Begin Source data

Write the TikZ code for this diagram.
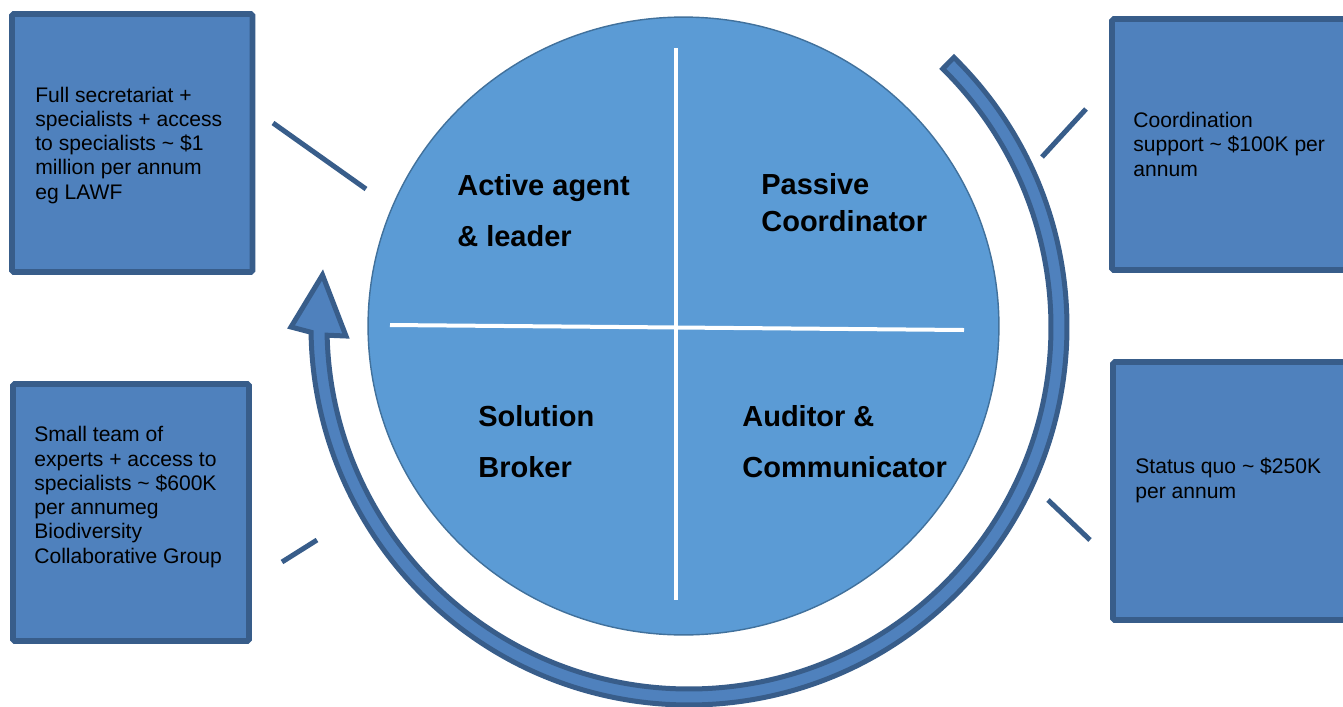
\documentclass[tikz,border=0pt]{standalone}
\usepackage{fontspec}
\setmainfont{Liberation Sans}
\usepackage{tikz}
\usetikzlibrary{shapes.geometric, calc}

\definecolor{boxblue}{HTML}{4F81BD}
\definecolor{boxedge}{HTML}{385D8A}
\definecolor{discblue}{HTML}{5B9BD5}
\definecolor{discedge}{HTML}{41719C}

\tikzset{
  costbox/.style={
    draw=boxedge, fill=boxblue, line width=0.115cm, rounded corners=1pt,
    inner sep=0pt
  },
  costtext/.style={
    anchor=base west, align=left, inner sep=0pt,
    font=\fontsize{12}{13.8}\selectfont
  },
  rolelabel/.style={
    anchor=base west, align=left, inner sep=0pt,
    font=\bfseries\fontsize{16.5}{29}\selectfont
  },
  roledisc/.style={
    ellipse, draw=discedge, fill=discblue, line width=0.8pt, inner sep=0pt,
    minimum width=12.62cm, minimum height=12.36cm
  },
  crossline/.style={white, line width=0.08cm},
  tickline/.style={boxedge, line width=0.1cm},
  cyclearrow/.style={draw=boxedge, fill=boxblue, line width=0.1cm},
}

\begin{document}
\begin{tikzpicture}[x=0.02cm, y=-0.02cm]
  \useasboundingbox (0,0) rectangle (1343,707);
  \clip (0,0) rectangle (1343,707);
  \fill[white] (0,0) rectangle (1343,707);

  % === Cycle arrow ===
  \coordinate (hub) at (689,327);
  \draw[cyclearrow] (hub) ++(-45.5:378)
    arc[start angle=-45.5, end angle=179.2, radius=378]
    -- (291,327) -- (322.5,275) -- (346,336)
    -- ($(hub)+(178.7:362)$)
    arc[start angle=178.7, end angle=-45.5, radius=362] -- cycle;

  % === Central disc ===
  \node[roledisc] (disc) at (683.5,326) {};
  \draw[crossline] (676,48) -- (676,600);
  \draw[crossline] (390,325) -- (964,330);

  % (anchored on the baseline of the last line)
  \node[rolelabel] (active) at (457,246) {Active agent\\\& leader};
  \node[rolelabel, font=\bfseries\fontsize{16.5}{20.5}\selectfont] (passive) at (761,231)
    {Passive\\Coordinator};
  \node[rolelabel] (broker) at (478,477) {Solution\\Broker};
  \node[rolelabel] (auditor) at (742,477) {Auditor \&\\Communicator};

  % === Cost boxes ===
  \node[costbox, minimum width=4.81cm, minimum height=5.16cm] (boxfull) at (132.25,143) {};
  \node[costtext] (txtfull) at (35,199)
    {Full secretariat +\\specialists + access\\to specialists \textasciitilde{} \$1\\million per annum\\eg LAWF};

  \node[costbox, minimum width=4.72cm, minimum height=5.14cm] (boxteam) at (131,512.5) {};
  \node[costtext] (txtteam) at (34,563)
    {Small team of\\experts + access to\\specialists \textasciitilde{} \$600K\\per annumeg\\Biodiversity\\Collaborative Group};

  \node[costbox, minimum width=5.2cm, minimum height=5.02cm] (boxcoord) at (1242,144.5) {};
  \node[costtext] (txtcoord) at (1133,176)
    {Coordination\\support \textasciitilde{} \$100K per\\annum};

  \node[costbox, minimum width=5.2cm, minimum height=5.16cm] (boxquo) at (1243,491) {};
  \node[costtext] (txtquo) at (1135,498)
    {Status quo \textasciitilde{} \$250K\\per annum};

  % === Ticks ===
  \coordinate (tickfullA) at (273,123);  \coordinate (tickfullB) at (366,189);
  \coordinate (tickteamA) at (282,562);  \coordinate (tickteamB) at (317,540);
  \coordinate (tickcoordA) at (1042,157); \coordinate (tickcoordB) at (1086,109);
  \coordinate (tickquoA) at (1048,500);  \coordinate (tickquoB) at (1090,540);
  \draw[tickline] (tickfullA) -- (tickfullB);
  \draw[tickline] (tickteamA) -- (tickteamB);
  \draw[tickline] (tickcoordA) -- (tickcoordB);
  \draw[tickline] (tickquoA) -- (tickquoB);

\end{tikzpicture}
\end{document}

End Source data

- **Instructions to follow**: Write out the full listing verbatim, excluding its pictures.

- **Solution**:
Write the TikZ code for this diagram.
\documentclass[tikz,border=0pt]{standalone}
\usepackage{fontspec}
\setmainfont{Liberation Sans}
\usepackage{tikz}
\usetikzlibrary{shapes.geometric, calc}

\definecolor{boxblue}{HTML}{4F81BD}
\definecolor{boxedge}{HTML}{385D8A}
\definecolor{discblue}{HTML}{5B9BD5}
\definecolor{discedge}{HTML}{41719C}

\tikzset{
  costbox/.style={
    draw=boxedge, fill=boxblue, line width=0.115cm, rounded corners=1pt,
    inner sep=0pt
  },
  costtext/.style={
    anchor=base west, align=left, inner sep=0pt,
    font=\fontsize{12}{13.8}\selectfont
  },
  rolelabel/.style={
    anchor=base west, align=left, inner sep=0pt,
    font=\bfseries\fontsize{16.5}{29}\selectfont
  },
  roledisc/.style={
    ellipse, draw=discedge, fill=discblue, line width=0.8pt, inner sep=0pt,
    minimum width=12.62cm, minimum height=12.36cm
  },
  crossline/.style={white, line width=0.08cm},
  tickline/.style={boxedge, line width=0.1cm},
  cyclearrow/.style={draw=boxedge, fill=boxblue, line width=0.1cm},
}

\begin{document}
\begin{tikzpicture}[x=0.02cm, y=-0.02cm]
  \useasboundingbox (0,0) rectangle (1343,707);
  \clip (0,0) rectangle (1343,707);
  \fill[white] (0,0) rectangle (1343,707);

  % === Cycle arrow ===
  \coordinate (hub) at (689,327);
  \draw[cyclearrow] (hub) ++(-45.5:378)
    arc[start angle=-45.5, end angle=179.2, radius=378]
    -- (291,327) -- (322.5,275) -- (346,336)
    -- ($(hub)+(178.7:362)$)
    arc[start angle=178.7, end angle=-45.5, radius=362] -- cycle;

  % === Central disc ===
  \node[roledisc] (disc) at (683.5,326) {};
  \draw[crossline] (676,48) -- (676,600);
  \draw[crossline] (390,325) -- (964,330);

  % (anchored on the baseline of the last line)
  \node[rolelabel] (active) at (457,246) {Active agent\\\& leader};
  \node[rolelabel, font=\bfseries\fontsize{16.5}{20.5}\selectfont] (passive) at (761,231)
    {Passive\\Coordinator};
  \node[rolelabel] (broker) at (478,477) {Solution\\Broker};
  \node[rolelabel] (auditor) at (742,477) {Auditor \&\\Communicator};

  % === Cost boxes ===
  \node[costbox, minimum width=4.81cm, minimum height=5.16cm] (boxfull) at (132.25,143) {};
  \node[costtext] (txtfull) at (35,199)
    {Full secretariat +\\specialists + access\\to specialists \textasciitilde{} \$1\\million per annum\\eg LAWF};

  \node[costbox, minimum width=4.72cm, minimum height=5.14cm] (boxteam) at (131,512.5) {};
  \node[costtext] (txtteam) at (34,563)
    {Small team of\\experts + access to\\specialists \textasciitilde{} \$600K\\per annumeg\\Biodiversity\\Collaborative Group};

  \node[costbox, minimum width=5.2cm, minimum height=5.02cm] (boxcoord) at (1242,144.5) {};
  \node[costtext] (txtcoord) at (1133,176)
    {Coordination\\support \textasciitilde{} \$100K per\\annum};

  \node[costbox, minimum width=5.2cm, minimum height=5.16cm] (boxquo) at (1243,491) {};
  \node[costtext] (txtquo) at (1135,498)
    {Status quo \textasciitilde{} \$250K\\per annum};

  % === Ticks ===
  \coordinate (tickfullA) at (273,123);  \coordinate (tickfullB) at (366,189);
  \coordinate (tickteamA) at (282,562);  \coordinate (tickteamB) at (317,540);
  \coordinate (tickcoordA) at (1042,157); \coordinate (tickcoordB) at (1086,109);
  \coordinate (tickquoA) at (1048,500);  \coordinate (tickquoB) at (1090,540);
  \draw[tickline] (tickfullA) -- (tickfullB);
  \draw[tickline] (tickteamA) -- (tickteamB);
  \draw[tickline] (tickcoordA) -- (tickcoordB);
  \draw[tickline] (tickquoA) -- (tickquoB);

\end{tikzpicture}
\end{document}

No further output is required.